TEMPO.CO, Jakarta - Partai-partai nonparlemen menolak rencana kenaikan ambang batas parlemen atau parliamentary threshold (PT) menjadi 5-7 persen melalui revisi UU Pemilu.
Mereka justru mengusulkan ambang batas pembentukan fraksi atau fractional threshold dalam UU Pemilu yang baru untuk aturan main Pemilu 2024.
"Solusi yang paling fair adalah pemberlakuan fraction threshold," kata Sekretaris Jenderal Partai Solidaritas Indonesia Raja Juli Antoni kepada Tempo, Rabu, 10 Mei 2020.

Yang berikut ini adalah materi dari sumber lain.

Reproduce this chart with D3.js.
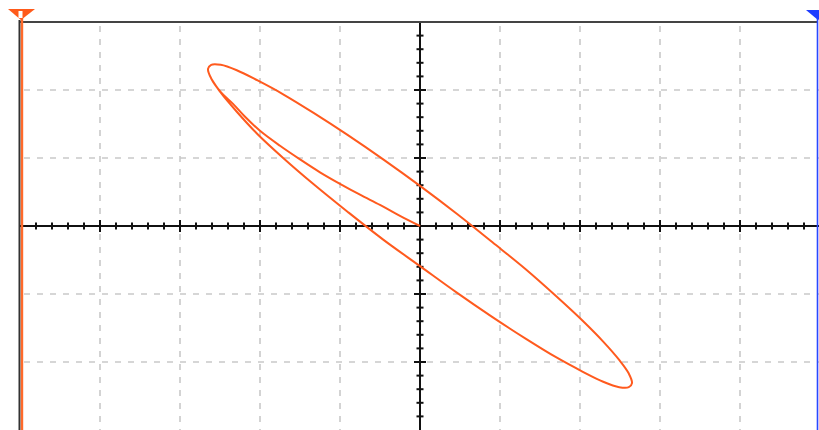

Antoni menjelaskan seluruh kader partai yang mendapatkan kursi DPR harus mendapatkan haknya. Mereka harus bergabung dengan partai lain dalam di dalam DPR jika jumlahnya tak bisa mencukupi untuk membentuk fraksi sendiri.
Dia mencontohkan, partai-partai di DPR bisa bergabung untuk mencapai akumulasi 10-15 persen perolehan suara.
Menurut Antoni, dengan mekanisme itu suara rakyat (pemilih) terwakili di DPR.
"Juga akan terjadi pengelompokan ideologis partai di DPR serta akan lebih efektif dalam pengambilan keputusan," ucap Antoni.
Adapun Sekjen Partai Persatuan Indonesia (Perindo) Ahmad Rofiq mengatakan fractional threshold pernah diberlakukan di Pemilu 1999. Fractional threshold lebih mengutamakan demokrasi yang sesungguhnya ketimbang PT.
Pada Pemilu 1999, PT didasarkan pada proporsional dan suara terbanyak di daerah tingkat II.
Dengan PT 4 persen pada Pemilu 2019, Rofiq melanjutkan, sekitar 13,5 juta suara sah hangus. Sebanyak 13,5 juta suara itu adalah gabungan suara pemilih partai-partai yang tak lolos PT, seperti PSI dan Perindo.
"Lebih tinggi dari suara NasDem dan PKB," ujar Rofiq.
Sejumlah partai besar mengusulkan kenaikan PT. Partai Golkar dan Partai NasDem ingin PT untuk DPR naik menjadi 7 persen dalam UU Pemilu yang baru. Sedangkan Partai Demokrasi Indonesia Perjuangan dan Partai Kebangkitan Bangsa mengusulkan PT 5 persen.